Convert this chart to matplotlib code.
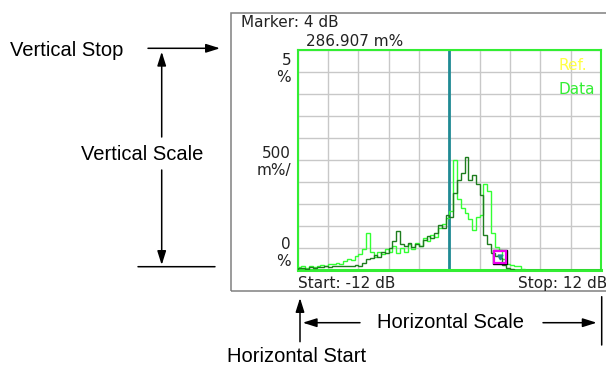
import numpy as np
import matplotlib
matplotlib.use("Agg")
import matplotlib.pyplot as plt
from matplotlib.patches import Rectangle, FancyArrowPatch

# histogram of the measured signal, % per 0.3 dB bin, -12 dB .. +12 dB
bin_edges_db = np.linspace(-12, 12, 81)

data_light = [
    0.06, 0.08, 0.05, 0.09, 0.07, 0.10, 0.12, 0.10, 0.14, 0.13,
    0.16, 0.14, 0.20, 0.26, 0.22, 0.32, 0.36, 0.48, 0.84, 0.40,
    0.30, 0.42, 0.36, 0.48, 0.42, 0.55, 0.38, 0.50, 0.40, 0.58,
    0.48, 0.62, 0.55, 0.72, 0.66, 0.80, 0.74, 0.95, 1.05, 1.18,
    1.35, 2.50, 1.62, 1.40, 1.30, 1.15, 0.92, 1.20, 1.25, 1.95,
    1.80, 0.85, 0.52, 0.45, 0.25, 0.14, 0.12, 0.10, 0.08, 0.02,
    0, 0, 0, 0, 0, 0, 0, 0, 0, 0,
    0, 0, 0, 0, 0, 0, 0, 0, 0, 0,
]

data_dark = [
    0.04, 0.05, 0.03, 0.06, 0.05, 0.07, 0.06, 0.08, 0.07, 0.08,
    0.09, 0.08, 0.10, 0.08, 0.10, 0.12, 0.10, 0.15, 0.24, 0.28,
    0.34, 0.30, 0.42, 0.38, 0.50, 0.65, 0.88, 0.58, 0.55, 0.62,
    0.52, 0.58, 0.55, 0.68, 0.78, 0.72, 0.85, 1.02, 0.95, 1.25,
    1.20, 1.75, 2.05, 2.20, 2.57, 2.05, 2.15, 1.95, 1.70, 0.80,
    0.60, 0.38, 0.32, 0.28, 0.12, 0.05, 0.02, 0, 0, 0,
    0, 0, 0, 0, 0, 0, 0, 0, 0, 0,
    0, 0, 0, 0, 0, 0, 0, 0, 0, 0,
]

marker_db = 4
marker_pct = 0.286907
mean_db = 0

W, H = 606, 367


def fx(px):
    return px / W


def fy(py):
    return 1 - py / H


fig = plt.figure(figsize=(W / 100, H / 100), dpi=100)
fig.patch.set_facecolor("white")

# instrument screen frame
fig.add_artist(Rectangle((fx(230.7), fy(291)), fx(640 - 230.7), (291 - 13.3) / H,
                         transform=fig.transFigure, fill=False, ec="#808080", lw=1.1))

ax = fig.add_axes([fx(297.7), fy(270), fx(601 - 297.7), (270 - 50) / H])
ax.set_xlim(-12, 12)
ax.set_ylim(0, 5)
ax.set_xticks(np.linspace(-12, 12, 11))
ax.set_yticks(np.linspace(0, 5, 11))
ax.tick_params(length=0, labelbottom=False, labelleft=False)
ax.grid(True, color="#c8c8c8", lw=1.0)
ax.set_axisbelow(True)
for s in ax.spines.values():
    s.set_color("#33ee33")
    s.set_linewidth(1.5)
ax.spines["bottom"].set_linewidth(2.2)

ax.axvline(mean_db, color="#1f8a94", lw=2.0, zorder=2)

ax.stairs(data_light, bin_edges_db, color="#33ff33", lw=1.0, zorder=3)
ax.stairs(data_dark, bin_edges_db, color="#1e7d1e", lw=1.0, zorder=3)

# marker box
ax.plot(marker_db, marker_pct, marker="s", ms=10, mfc="none", mec="black", mew=1.0, zorder=5)
ax.plot(marker_db, marker_pct, marker="s", ms=8.6, mfc="none", mec="#ee00ee", mew=1.6, zorder=5)
ax.plot(marker_db, marker_pct, marker="v", ms=3.5, color="#1f8a94", zorder=5)

scr_font = dict(family="DejaVu Sans", fontsize=11)
ax.text(-0.022, 4.57, "5\n%", transform=ax.get_yaxis_transform(), ha="right", va="center",
        color="#222222", linespacing=1.15, **scr_font)
ax.text(-0.022, 2.45, "500\nm%/", transform=ax.get_yaxis_transform(), ha="right", va="center",
        color="#222222", linespacing=1.15, **scr_font)
ax.text(-0.022, 0.39, "0\n%", transform=ax.get_yaxis_transform(), ha="right", va="center",
        color="#222222", linespacing=1.15, **scr_font)

fig.text(fx(241), fy(22.7), "Marker: 4 dB", ha="left", va="center", color="#222222", **scr_font)
fig.text(fx(306), fy(41.7), "286.907 m%", ha="left", va="center", color="#222222", **scr_font)
fig.text(fx(298), fy(283.3), "Start: -12 dB", ha="left", va="center", color="#222222", **scr_font)
fig.text(fx(518), fy(283.3), "Stop: 12 dB", ha="left", va="center", color="#222222", **scr_font)
fig.text(fx(558), fy(66), "Ref.", ha="left", va="center", color="#ffff44", **scr_font)
fig.text(fx(558), fy(89), "Data", ha="left", va="center", color="#33ee33", **scr_font)

# callouts around the screen
ann_font = dict(family="Liberation Sans", fontsize=14.5, color="black")
fig.text(fx(10), fy(50.7), "Vertical Stop", ha="left", va="center", **ann_font)
fig.text(fx(142.5), fy(155), "Vertical Scale", ha="center", va="center", **ann_font)
fig.text(fx(376.7), fy(322.7), "Horizontal Scale", ha="left", va="center", **ann_font)
fig.text(fx(226.7), fy(357), "Horizontal Start", ha="left", va="center", **ann_font)


def arrow(p0, p1, head=True):
    style = "-|>,head_length=0.7,head_width=0.22" if head else "-"
    fig.add_artist(FancyArrowPatch((fx(p0[0]), fy(p0[1])), (fx(p1[0]), fy(p1[1])),
                                   transform=fig.transFigure, arrowstyle=style,
                                   mutation_scale=12, lw=1.1, color="black",
                                   shrinkA=0, shrinkB=0))


arrow((148, 48.3), (220, 48.3))
arrow((161.7, 137), (161.7, 51.7))
arrow((161.7, 170), (161.7, 265))
arrow((138, 266.7), (215, 266.7), head=False)
arrow((300, 341.7), (300, 298))
arrow((360, 322.7), (302.7, 322.7))
arrow((543, 322.7), (596.7, 322.7))
arrow((601.7, 296.7), (601.7, 345), head=False)

fig.savefig("out.png", dpi=100)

[AIM] Take the listing and print it again exactly, but without any pictures.

[TASK ANSWER]
Convert this chart to matplotlib code.
import numpy as np
import matplotlib
matplotlib.use("Agg")
import matplotlib.pyplot as plt
from matplotlib.patches import Rectangle, FancyArrowPatch

# histogram of the measured signal, % per 0.3 dB bin, -12 dB .. +12 dB
bin_edges_db = np.linspace(-12, 12, 81)

data_light = [
    0.06, 0.08, 0.05, 0.09, 0.07, 0.10, 0.12, 0.10, 0.14, 0.13,
    0.16, 0.14, 0.20, 0.26, 0.22, 0.32, 0.36, 0.48, 0.84, 0.40,
    0.30, 0.42, 0.36, 0.48, 0.42, 0.55, 0.38, 0.50, 0.40, 0.58,
    0.48, 0.62, 0.55, 0.72, 0.66, 0.80, 0.74, 0.95, 1.05, 1.18,
    1.35, 2.50, 1.62, 1.40, 1.30, 1.15, 0.92, 1.20, 1.25, 1.95,
    1.80, 0.85, 0.52, 0.45, 0.25, 0.14, 0.12, 0.10, 0.08, 0.02,
    0, 0, 0, 0, 0, 0, 0, 0, 0, 0,
    0, 0, 0, 0, 0, 0, 0, 0, 0, 0,
]

data_dark = [
    0.04, 0.05, 0.03, 0.06, 0.05, 0.07, 0.06, 0.08, 0.07, 0.08,
    0.09, 0.08, 0.10, 0.08, 0.10, 0.12, 0.10, 0.15, 0.24, 0.28,
    0.34, 0.30, 0.42, 0.38, 0.50, 0.65, 0.88, 0.58, 0.55, 0.62,
    0.52, 0.58, 0.55, 0.68, 0.78, 0.72, 0.85, 1.02, 0.95, 1.25,
    1.20, 1.75, 2.05, 2.20, 2.57, 2.05, 2.15, 1.95, 1.70, 0.80,
    0.60, 0.38, 0.32, 0.28, 0.12, 0.05, 0.02, 0, 0, 0,
    0, 0, 0, 0, 0, 0, 0, 0, 0, 0,
    0, 0, 0, 0, 0, 0, 0, 0, 0, 0,
]

marker_db = 4
marker_pct = 0.286907
mean_db = 0

W, H = 606, 367


def fx(px):
    return px / W


def fy(py):
    return 1 - py / H


fig = plt.figure(figsize=(W / 100, H / 100), dpi=100)
fig.patch.set_facecolor("white")

# instrument screen frame
fig.add_artist(Rectangle((fx(230.7), fy(291)), fx(640 - 230.7), (291 - 13.3) / H,
                         transform=fig.transFigure, fill=False, ec="#808080", lw=1.1))

ax = fig.add_axes([fx(297.7), fy(270), fx(601 - 297.7), (270 - 50) / H])
ax.set_xlim(-12, 12)
ax.set_ylim(0, 5)
ax.set_xticks(np.linspace(-12, 12, 11))
ax.set_yticks(np.linspace(0, 5, 11))
ax.tick_params(length=0, labelbottom=False, labelleft=False)
ax.grid(True, color="#c8c8c8", lw=1.0)
ax.set_axisbelow(True)
for s in ax.spines.values():
    s.set_color("#33ee33")
    s.set_linewidth(1.5)
ax.spines["bottom"].set_linewidth(2.2)

ax.axvline(mean_db, color="#1f8a94", lw=2.0, zorder=2)

ax.stairs(data_light, bin_edges_db, color="#33ff33", lw=1.0, zorder=3)
ax.stairs(data_dark, bin_edges_db, color="#1e7d1e", lw=1.0, zorder=3)

# marker box
ax.plot(marker_db, marker_pct, marker="s", ms=10, mfc="none", mec="black", mew=1.0, zorder=5)
ax.plot(marker_db, marker_pct, marker="s", ms=8.6, mfc="none", mec="#ee00ee", mew=1.6, zorder=5)
ax.plot(marker_db, marker_pct, marker="v", ms=3.5, color="#1f8a94", zorder=5)

scr_font = dict(family="DejaVu Sans", fontsize=11)
ax.text(-0.022, 4.57, "5\n%", transform=ax.get_yaxis_transform(), ha="right", va="center",
        color="#222222", linespacing=1.15, **scr_font)
ax.text(-0.022, 2.45, "500\nm%/", transform=ax.get_yaxis_transform(), ha="right", va="center",
        color="#222222", linespacing=1.15, **scr_font)
ax.text(-0.022, 0.39, "0\n%", transform=ax.get_yaxis_transform(), ha="right", va="center",
        color="#222222", linespacing=1.15, **scr_font)

fig.text(fx(241), fy(22.7), "Marker: 4 dB", ha="left", va="center", color="#222222", **scr_font)
fig.text(fx(306), fy(41.7), "286.907 m%", ha="left", va="center", color="#222222", **scr_font)
fig.text(fx(298), fy(283.3), "Start: -12 dB", ha="left", va="center", color="#222222", **scr_font)
fig.text(fx(518), fy(283.3), "Stop: 12 dB", ha="left", va="center", color="#222222", **scr_font)
fig.text(fx(558), fy(66), "Ref.", ha="left", va="center", color="#ffff44", **scr_font)
fig.text(fx(558), fy(89), "Data", ha="left", va="center", color="#33ee33", **scr_font)

# callouts around the screen
ann_font = dict(family="Liberation Sans", fontsize=14.5, color="black")
fig.text(fx(10), fy(50.7), "Vertical Stop", ha="left", va="center", **ann_font)
fig.text(fx(142.5), fy(155), "Vertical Scale", ha="center", va="center", **ann_font)
fig.text(fx(376.7), fy(322.7), "Horizontal Scale", ha="left", va="center", **ann_font)
fig.text(fx(226.7), fy(357), "Horizontal Start", ha="left", va="center", **ann_font)


def arrow(p0, p1, head=True):
    style = "-|>,head_length=0.7,head_width=0.22" if head else "-"
    fig.add_artist(FancyArrowPatch((fx(p0[0]), fy(p0[1])), (fx(p1[0]), fy(p1[1])),
                                   transform=fig.transFigure, arrowstyle=style,
                                   mutation_scale=12, lw=1.1, color="black",
                                   shrinkA=0, shrinkB=0))


arrow((148, 48.3), (220, 48.3))
arrow((161.7, 137), (161.7, 51.7))
arrow((161.7, 170), (161.7, 265))
arrow((138, 266.7), (215, 266.7), head=False)
arrow((300, 341.7), (300, 298))
arrow((360, 322.7), (302.7, 322.7))
arrow((543, 322.7), (596.7, 322.7))
arrow((601.7, 296.7), (601.7, 345), head=False)

fig.savefig("out.png", dpi=100)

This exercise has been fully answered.